Fishing and shrimping remain a major source of income for many residents. However the future of the local docks is uncertain. The docks sit along Jeremy Creek, ushering in boats from sun up to sun down.
The fishermen, the mayor, and the community are all working with the East Cooper Land Trust to secure the millions of dollars through grants from the state and Charleston County to save one of the few local commercial fishing docks that are left in the Lowcountry.
“The boats get stacked up four and five boats wide into the creek," said Catherine Main, Executive Director of The East Cooper Land Trust. “Boats even come in from North Carolina and other places and it gives them a place to stop over and offload their catch here, then go out and catch more seafood.

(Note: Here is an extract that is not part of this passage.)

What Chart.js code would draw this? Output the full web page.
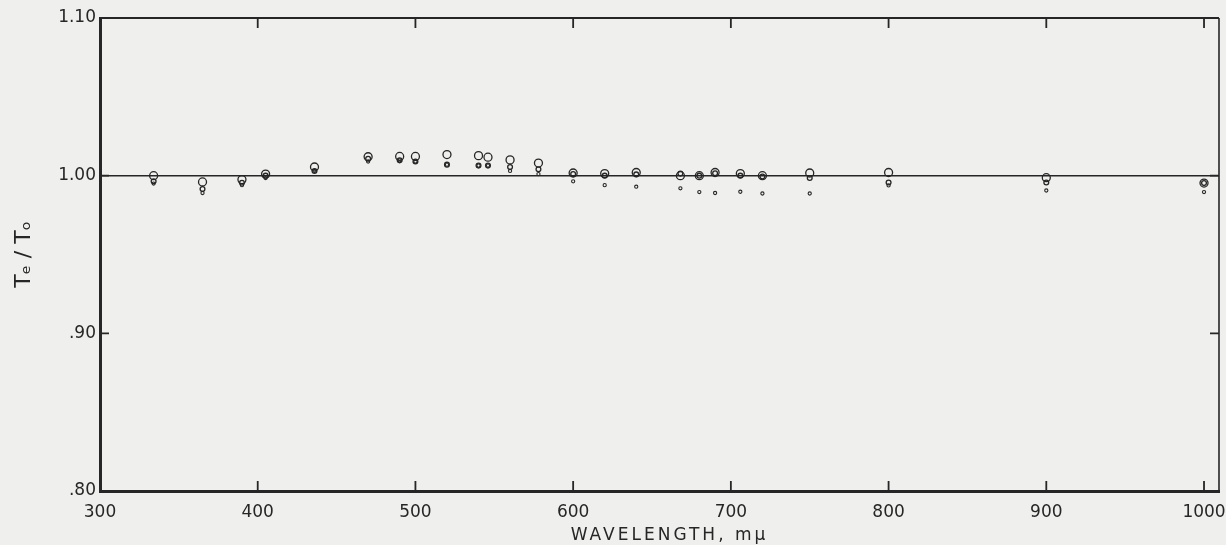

So its not only for the local boats its also for people who need a place to stop over,”
On Wednesday, the community is hosting a meeting with engineers to come up with the best plan of action and they’re inviting you to come.
Many local fisherman are concerned that they won’t have jobs in a few years.
Rut Leland III has been the Mayor of McClellanville for more than 40 years and he also owns Carolina Seafood. Eventually, he wants to retire so he is fighting to ensure that the fishing career is around for generations to come.
“For Charleston County, 70 percent of the shrimp that comes into Charleston County comes in through Carolina Seafood. For the entire state its about 35% of the shrimp that comes from Carolina Seafood. So for anyone who loves local seafood its important that we protect this land,” said Main.
Wednesday’s meeting starts at 6 p.m at McClellanville Town Hall.